▸ Objective: Nothing outside the range from the line with "What Plotly code" to the line with "import plotly.graph_objects as go" belongs in the copy, and no pictures do either; repeat that range exactly.

(Plotting code records)
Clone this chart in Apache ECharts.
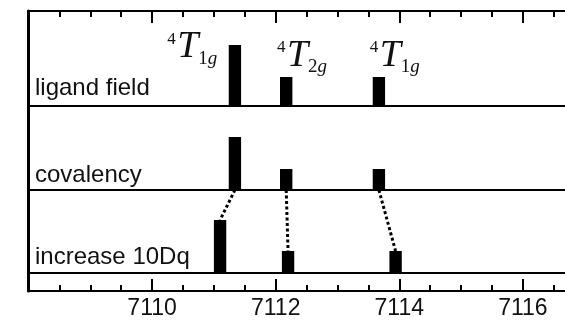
<!DOCTYPE html>
<html>
<head>
<meta charset="utf-8">
<script src="https://cdn.jsdelivr.net/npm/echarts@6/dist/echarts.min.js"></script>
<style>
  html, body { margin: 0; padding: 0; background: #fff; overflow: hidden; }
  #wrap { width: 565px; height: 320px; overflow: hidden; }
  #chart { width: 660px; height: 320px; }
</style>
</head>
<body>
<div id="wrap"><div id="chart"></div></div>
<script>
// Pre-edge transitions (eV) and relative intensities for three models
const xTicks = [7108, 7110, 7112, 7114, 7116, 7118];
const panelNames = ['ligand field', 'covalency', 'increase 10Dq'];
const termSubs = ['1g', '2g', '1g'];

const ligandPos = [7111.34, 7112.17, 7113.67];
const ligandInt = [61, 29, 29];
const covalencyPos = [7111.34, 7112.17, 7113.67];
const covalencyInt = [53, 21, 21];
const dqPos = [7111.10, 7112.20, 7113.94];
const dqInt = [53, 22, 22];

const barWidthEv = 0.2;

// layout: the energy window runs past the right edge of the visible area
const xMin = xTicks[0], xMax = xTicks[xTicks.length - 1];
const tickStep = xTicks[1] - xTicks[0];
const LEFT = 28.5, PX_PER_EV = 61.8;
const WIDTH = (xMax - xMin) * PX_PER_EV;
const panels = [
  { top: 11, h: 95, labelLift: 9.3 },
  { top: 106, h: 84, labelLift: 6 },
  { top: 190, h: 83, labelLift: 7 }
];
const strip = { top: 273, h: 19 };
const INK = '#000';
const SANS = '"Liberation Sans", Arial, sans-serif';
const SERIF = '"Liberation Serif", "Times New Roman", serif';

function grid(top, h) {
  return { left: LEFT, top: top, width: WIDTH, height: h, containLabel: false };
}
function lineOnlyX(gridIndex, position) {
  return {
    type: 'value', gridIndex: gridIndex, position: position,
    min: xMin, max: xMax, interval: tickStep,
    axisLine: { show: true, onZero: false, lineStyle: { color: INK, width: 2 } },
    axisTick: { show: false }, axisLabel: { show: false },
    splitLine: { show: false }
  };
}
function tickedX(gridIndex, position, labels) {
  return {
    type: 'value', gridIndex: gridIndex, position: position,
    min: xMin, max: xMax, interval: tickStep,
    axisLine: { show: true, onZero: false, lineStyle: { color: INK, width: 2 } },
    axisTick: { show: true, inside: true, length: 12, lineStyle: { color: INK, width: 2 } },
    minorTick: { show: true, splitNumber: 4, length: 6, lineStyle: { color: INK, width: 2 } },
    axisLabel: {
      show: labels, margin: 6, color: '#111',
      fontFamily: SANS, fontSize: 23,
      formatter: v => (v === xMin || v === xMax) ? '' : String(v)
    },
    splitLine: { show: false }
  };
}
function frameY(gridIndex, max) {
  return {
    type: 'value', gridIndex: gridIndex, min: 0, max: max,
    axisLine: { show: true, onZero: false, lineStyle: { color: INK, width: 3 } },
    axisTick: { show: false }, axisLabel: { show: false },
    splitLine: { show: false }
  };
}

function termLabel(ax, by, sub) {
  const el = (text, font, x, base, size) => ({
    type: 'text', x: x, y: base - 0.34 * size,
    style: { text: text, font: font, fill: '#111', align: 'left', verticalAlign: 'middle' }
  });
  return [
    el('4', '17px ' + SERIF, ax, by - 15, 17),
    el('T', 'italic 38px ' + SERIF, ax + 10, by, 38),
    el(sub[0], '19px ' + SERIF, ax + 31, by + 5, 19),
    el(sub[1], 'italic 19px ' + SERIF, ax + 40.5, by + 5, 19)
  ];
}

function barRenderer(withLabels) {
  return function (params, api) {
    const x = api.value(0), v = api.value(1);
    const p0 = api.coord([x - barWidthEv / 2, v]);
    const p1 = api.coord([x + barWidthEv / 2, 0]);
    const children = [{
      type: 'rect',
      shape: { x: p0[0], y: p0[1], width: p1[0] - p0[0], height: p1[1] - p0[1] },
      style: { fill: INK }
    }];
    if (withLabels) {
      const i = params.dataIndex;
      const sub = termSubs[i];
      if (i === 0) {
        children.push(...termLabel(p0[0] - 61.5, p0[1] + 15, sub));
      } else {
        children.push(...termLabel(p0[0] - 3, p0[1] - 8.5, sub));
      }
    }
    return { type: 'group', children: children };
  };
}

const chart = echarts.init(document.getElementById('chart'), null, { renderer: 'canvas' });

const option = {
  animation: false,
  backgroundColor: '#fff',
  grid: [
    grid(panels[0].top, panels[0].h),
    grid(panels[1].top, panels[1].h),
    grid(panels[2].top, panels[2].h),
    grid(strip.top, strip.h)
  ],
  xAxis: [
    tickedX(0, 'top', false),
    lineOnlyX(0, 'bottom'),
    lineOnlyX(1, 'bottom'),
    lineOnlyX(2, 'bottom'),
    tickedX(3, 'bottom', true)
  ],
  yAxis: [
    frameY(0, panels[0].h),
    frameY(1, panels[1].h),
    frameY(2, panels[2].h),
    frameY(3, 1)
  ],
  graphic: panelNames.map((name, i) => ({
    type: 'text',
    x: 35,
    y: panels[i].top + panels[i].h - panels[i].labelLift - 0.34 * 24,
    z: 10,
    style: { text: name, font: '24px ' + SANS, fill: '#111', verticalAlign: 'middle' }
  })),
  series: [
    {
      type: 'custom', name: panelNames[0], xAxisIndex: 1, yAxisIndex: 0, clip: false,
      data: ligandPos.map((p, i) => [p, ligandInt[i]]),
      renderItem: barRenderer(true)
    },
    {
      type: 'custom', name: panelNames[1], xAxisIndex: 2, yAxisIndex: 1, clip: false,
      data: covalencyPos.map((p, i) => [p, covalencyInt[i]]),
      renderItem: barRenderer(false)
    },
    {
      type: 'custom', name: panelNames[2], xAxisIndex: 3, yAxisIndex: 2, clip: false,
      data: dqPos.map((p, i) => [p, dqInt[i]]),
      renderItem: barRenderer(false)
    },
    {
      // dotted shifts from the covalency lines to the 10Dq lines
      type: 'custom', name: 'shift', xAxisIndex: 3, yAxisIndex: 2, clip: false,
      data: covalencyPos.map((p, i) => [p, dqPos[i], dqInt[i]]),
      renderItem: function (params, api) {
        const a = api.coord([api.value(0), panels[2].h]);
        const b = api.coord([api.value(1), api.value(2)]);
        return {
          type: 'line',
          shape: { x1: a[0], y1: a[1], x2: b[0], y2: b[1] },
          style: { stroke: INK, lineWidth: 3, lineDash: [3, 2.5] }
        };
      }
    }
  ]
};
chart.setOption(option);
</script>
</body>
</html>
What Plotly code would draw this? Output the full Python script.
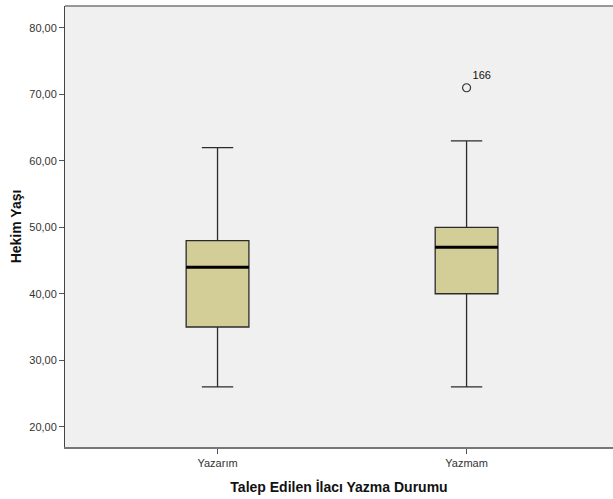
import plotly.graph_objects as go

# Hekim yaşı dağılımı, talep edilen ilacı yazma durumuna göre
categories = ["Yazarım", "Yazmam"]
lower_whisker = [26, 26]
q1_values = [35, 40]
median_values = [44, 47]
q3_values = [48, 50]
upper_whisker = [62, 63]

outlier_group = [1]
outlier_values = [71]
outlier_labels = ["166"]

y_tick_values = [20, 30, 40, 50, 60, 70, 80]
y_tick_labels = ["20,00", "30,00", "40,00", "50,00", "60,00", "70,00", "80,00"]

box_width = 0.252
positions = list(range(len(categories)))

fig = go.Figure()

fig.add_trace(go.Box(
    x=positions,
    q1=q1_values,
    median=median_values,
    q3=q3_values,
    lowerfence=lower_whisker,
    upperfence=upper_whisker,
    width=box_width,
    whiskerwidth=0.5,
    fillcolor="#d3ce97",
    line=dict(color="#2b2b2b", width=1.3),
    boxpoints=False,
    hoverinfo="skip",
    showlegend=False,
))

# Thicker median bars drawn on top of each box
for pos, med in zip(positions, median_values):
    fig.add_trace(go.Scatter(
        x=[pos - box_width / 2, pos + box_width / 2],
        y=[med, med],
        mode="lines",
        line=dict(color="#000000", width=3),
        hoverinfo="skip",
        showlegend=False,
    ))

# Outlier with its case number
fig.add_trace(go.Scatter(
    x=outlier_group,
    y=outlier_values,
    mode="markers+text",
    marker=dict(symbol="circle-open", size=8, color="#333333", line=dict(width=1.2)),
    text=outlier_labels,
    textposition="top right",
    textfont=dict(family="Liberation Sans, Arial, sans-serif", size=11, color="#111111"),
    hoverinfo="skip",
    showlegend=False,
))

# Top frame line of the plotting area
fig.add_shape(
    type="line", xref="paper", yref="paper",
    x0=0, x1=1, y0=1, y1=1,
    line=dict(color="#777777", width=1.5),
)

fig.update_layout(
    width=613,
    height=499,
    margin=dict(l=65, r=0, t=6, b=52),
    paper_bgcolor="#ffffff",
    plot_bgcolor="#f0f0f0",
    font=dict(family="Liberation Sans, Arial, sans-serif", color="#333333"),
    xaxis=dict(
        range=[-0.6125, 1.588],
        tickvals=positions,
        ticktext=categories,
        ticks="outside",
        ticklen=5,
        tickcolor="#555555",
        showline=True,
        linecolor="#777777",
        linewidth=1.5,
        showgrid=False,
        zeroline=False,
        tickfont=dict(size=11, color="#333333"),
        title=dict(
            text="<b>Talep Edilen İlacı Yazma Durumu</b>",
            font=dict(size=14, color="#111111"),
            standoff=14,
        ),
    ),
    yaxis=dict(
        range=[16.94, 83.3],
        tickvals=y_tick_values,
        ticktext=y_tick_labels,
        ticks="outside",
        ticklen=5,
        tickcolor="#555555",
        showline=True,
        linecolor="#444444",
        linewidth=1,
        showgrid=False,
        zeroline=False,
        tickfont=dict(size=11, color="#333333"),
        title=dict(
            text="<b>Hekim Yaşı</b>",
            font=dict(size=14, color="#111111"),
            standoff=4,
        ),
    ),
)

fig.write_html("out.html")
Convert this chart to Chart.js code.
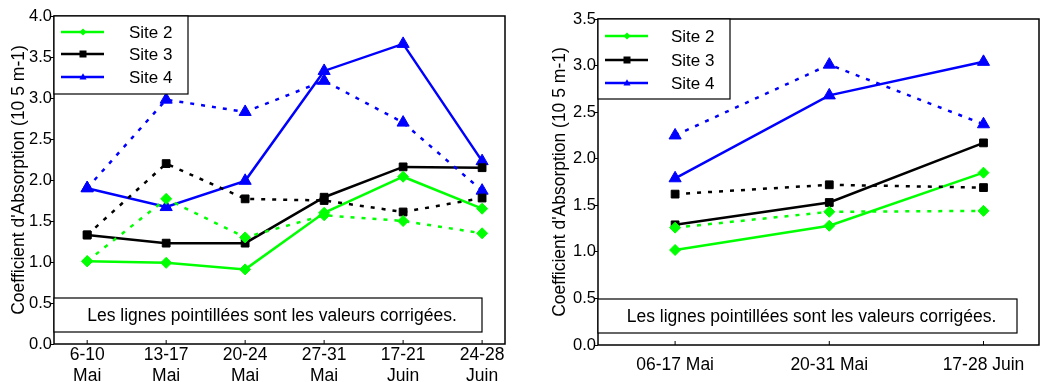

▸ Task result:
What Plotly code would draw this? Output the full Python script.
import plotly.graph_objects as go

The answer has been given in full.